--- start ---

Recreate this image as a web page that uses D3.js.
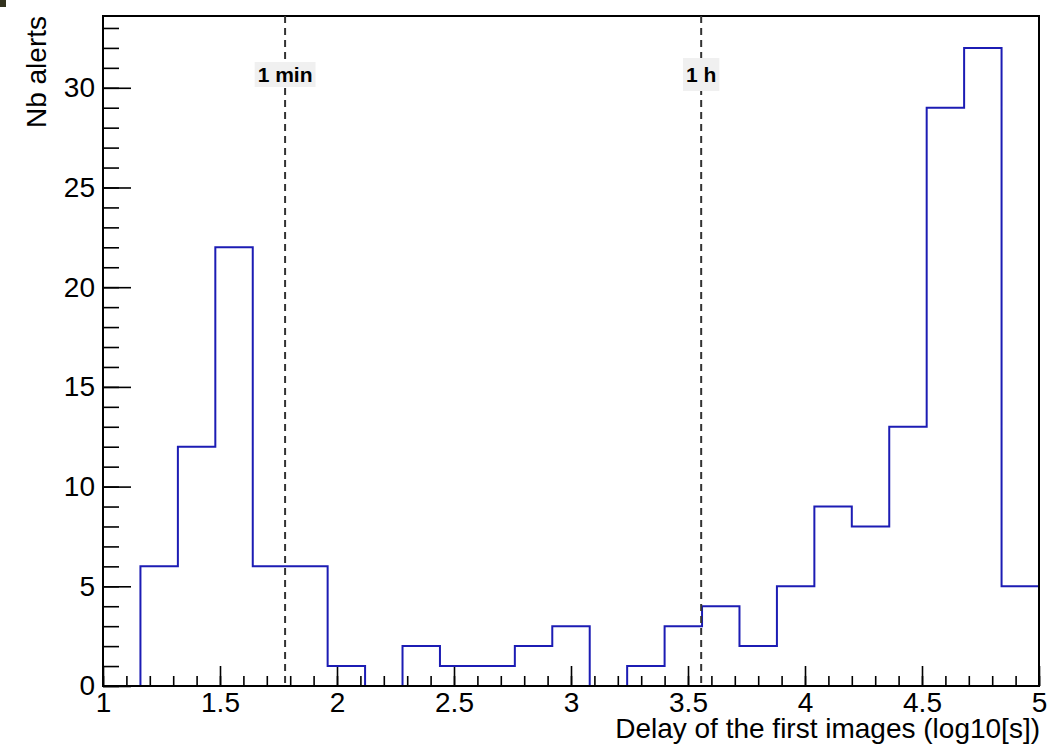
<!DOCTYPE html>
<html>
<head>
<meta charset="utf-8" />
<title>Delay of the first images</title>
<style>
body { margin: 0; background: #fff; }
svg text { font-family: "Liberation Sans", Arial, Helvetica, sans-serif; }
</style>
</head>
<body>
<div id="graph"></div>
<script src="https://d3js.org/d3.v7.min.js"></script>
<script>
// histogram bins (log10 of delay in seconds)
var binLow  = [1.00, 1.16, 1.32, 1.48, 1.64, 1.80, 1.96, 2.12, 2.28, 2.44, 2.60, 2.76, 2.92,
               3.08, 3.24, 3.40, 3.56, 3.72, 3.88, 4.04, 4.20, 4.36, 4.52, 4.68, 4.84];
var binHigh = [1.16, 1.32, 1.48, 1.64, 1.80, 1.96, 2.12, 2.28, 2.44, 2.60, 2.76, 2.92, 3.08,
               3.24, 3.40, 3.56, 3.72, 3.88, 4.04, 4.20, 4.36, 4.52, 4.68, 4.84, 5.00];
var counts  = [0, 6, 12, 22, 6, 6, 1, 0, 2, 1, 1, 2, 3,
               0, 1, 3, 4, 2, 5, 9, 8, 13, 29, 32, 5];

var xTicks = [1, 1.5, 2, 2.5, 3, 3.5, 4, 4.5, 5];
var xTickLabels = ["1", "1.5", "2", "2.5", "3", "3.5", "4", "4.5", "5"];
var yTicks = [0, 5, 10, 15, 20, 25, 30];

// reference lines
var markerNames = ["1 min", "1 h"];
var markerValues = [Math.log10(60), Math.log10(3600)];

var width = 1061, height = 744;
var mLeft = 103, mRight = 1039, mTop = 16, mBottom = 686;

var svg = d3.select("#graph").append("svg")
    .attr("width", width)
    .attr("height", height);

svg.append("rect").attr("x", 0).attr("y", 0).attr("width", 6).attr("height", 7)
    .attr("fill", "#33331f");

var x = d3.scaleLinear().domain([1, 5]).range([mLeft, mRight]);
var y = d3.scaleLinear().domain([0, 33.6]).range([mBottom, mTop]);

// minor ticks
var xMinor = d3.range(10, 51).map(function(d) { return d / 10; });
var yMinor = d3.range(0, 34);

svg.append("g")
    .attr("transform", "translate(0," + mBottom + ")")
    .call(d3.axisBottom(x).tickValues(xMinor).tickSize(-10).tickFormat(""))
    .call(function(g) { g.select(".domain").remove(); })
    .selectAll("line").attr("stroke", "#000").attr("stroke-width", 1.6);

svg.append("g")
    .attr("transform", "translate(" + mLeft + ",0)")
    .call(d3.axisLeft(y).tickValues(yMinor).tickSize(-16).tickFormat(""))
    .call(function(g) { g.select(".domain").remove(); })
    .selectAll("line").attr("stroke", "#000").attr("stroke-width", 1.6);

// major ticks with labels
var xAxis = svg.append("g")
    .attr("transform", "translate(0," + mBottom + ")")
    .call(d3.axisBottom(x).tickValues(xTicks).tickSize(-20).tickPadding(6)
        .tickFormat(function(d, i) { return xTickLabels[i]; }));
xAxis.select(".domain").remove();
xAxis.selectAll("line").attr("stroke", "#000").attr("stroke-width", 1.6);
xAxis.selectAll("text").attr("font-size", 28).attr("fill", "#000")
    .attr("font-family", "'Liberation Sans', Arial, sans-serif");

var yAxis = svg.append("g")
    .attr("transform", "translate(" + mLeft + ",0)")
    .call(d3.axisLeft(y).tickValues(yTicks).tickSize(-28).tickPadding(8));
yAxis.select(".domain").remove();
yAxis.selectAll("line").attr("stroke", "#000").attr("stroke-width", 1.6);
yAxis.selectAll("text").attr("font-size", 28).attr("fill", "#000")
    .attr("font-family", "'Liberation Sans', Arial, sans-serif");

// histogram outline
var pts = [];
counts.forEach(function(c, i) {
    pts.push([binLow[i], c]);
    pts.push([binHigh[i], c]);
});
var line = d3.line()
    .x(function(d) { return x(d[0]); })
    .y(function(d) { return y(d[1]); });
svg.append("path")
    .attr("d", line(pts))
    .attr("fill", "none")
    .attr("stroke", "#1c1cb4")
    .attr("stroke-width", 2);

// frame
svg.append("rect")
    .attr("x", mLeft).attr("y", mTop)
    .attr("width", mRight - mLeft).attr("height", mBottom - mTop)
    .attr("fill", "none").attr("stroke", "#000").attr("stroke-width", 2);

// dashed markers
markerValues.forEach(function(v, i) {
    var mx = x(v);
    svg.append("line")
        .attr("x1", mx).attr("x2", mx)
        .attr("y1", mTop).attr("y2", mBottom)
        .attr("stroke", "#333").attr("stroke-width", 2)
        .attr("stroke-dasharray", "7,5");

    var g = svg.append("g");
    var t = g.append("text")
        .attr("x", mx).attr("y", 82)
        .attr("text-anchor", "middle")
        .attr("font-size", 21)
        .attr("font-weight", "bold")
        .attr("fill", "#000")
        .text(markerNames[i]);
    var bb = t.node().getBBox();
    var padY = i === 0 ? 3 : 7;
    g.insert("rect", "text")
        .attr("x", bb.x - 3).attr("y", bb.y - padY + 2)
        .attr("width", bb.width + 6).attr("height", bb.height + padY * 2 - 4)
        .attr("fill", "#f0f0f0");
});

// axis titles
svg.append("text")
    .attr("x", mRight + 1).attr("y", 738)
    .attr("text-anchor", "end")
    .attr("font-size", 28)
    .attr("fill", "#000")
    .text("Delay of the first images (log10[s])");

svg.append("text")
    .attr("transform", "translate(46," + mTop + ") rotate(-90)")
    .attr("text-anchor", "end")
    .attr("font-size", 28)
    .attr("fill", "#000")
    .text("Nb alerts");
</script>
</body>
</html>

--- end ---

▶ _Aim of the exercise_
Return exactly what appears from the opening line of the material through the line with "var yTicks = [0, 5, 10, 15, 20, 25, 30];", apart from the pictures.

▶ _Reply_
Recreate this image as a web page that uses D3.js.
<!DOCTYPE html>
<html>
<head>
<meta charset="utf-8" />
<title>Delay of the first images</title>
<style>
body { margin: 0; background: #fff; }
svg text { font-family: "Liberation Sans", Arial, Helvetica, sans-serif; }
</style>
</head>
<body>
<div id="graph"></div>
<script src="https://d3js.org/d3.v7.min.js"></script>
<script>
// histogram bins (log10 of delay in seconds)
var binLow  = [1.00, 1.16, 1.32, 1.48, 1.64, 1.80, 1.96, 2.12, 2.28, 2.44, 2.60, 2.76, 2.92,
               3.08, 3.24, 3.40, 3.56, 3.72, 3.88, 4.04, 4.20, 4.36, 4.52, 4.68, 4.84];
var binHigh = [1.16, 1.32, 1.48, 1.64, 1.80, 1.96, 2.12, 2.28, 2.44, 2.60, 2.76, 2.92, 3.08,
               3.24, 3.40, 3.56, 3.72, 3.88, 4.04, 4.20, 4.36, 4.52, 4.68, 4.84, 5.00];
var counts  = [0, 6, 12, 22, 6, 6, 1, 0, 2, 1, 1, 2, 3,
               0, 1, 3, 4, 2, 5, 9, 8, 13, 29, 32, 5];

var xTicks = [1, 1.5, 2, 2.5, 3, 3.5, 4, 4.5, 5];
var xTickLabels = ["1", "1.5", "2", "2.5", "3", "3.5", "4", "4.5", "5"];
var yTicks = [0, 5, 10, 15, 20, 25, 30];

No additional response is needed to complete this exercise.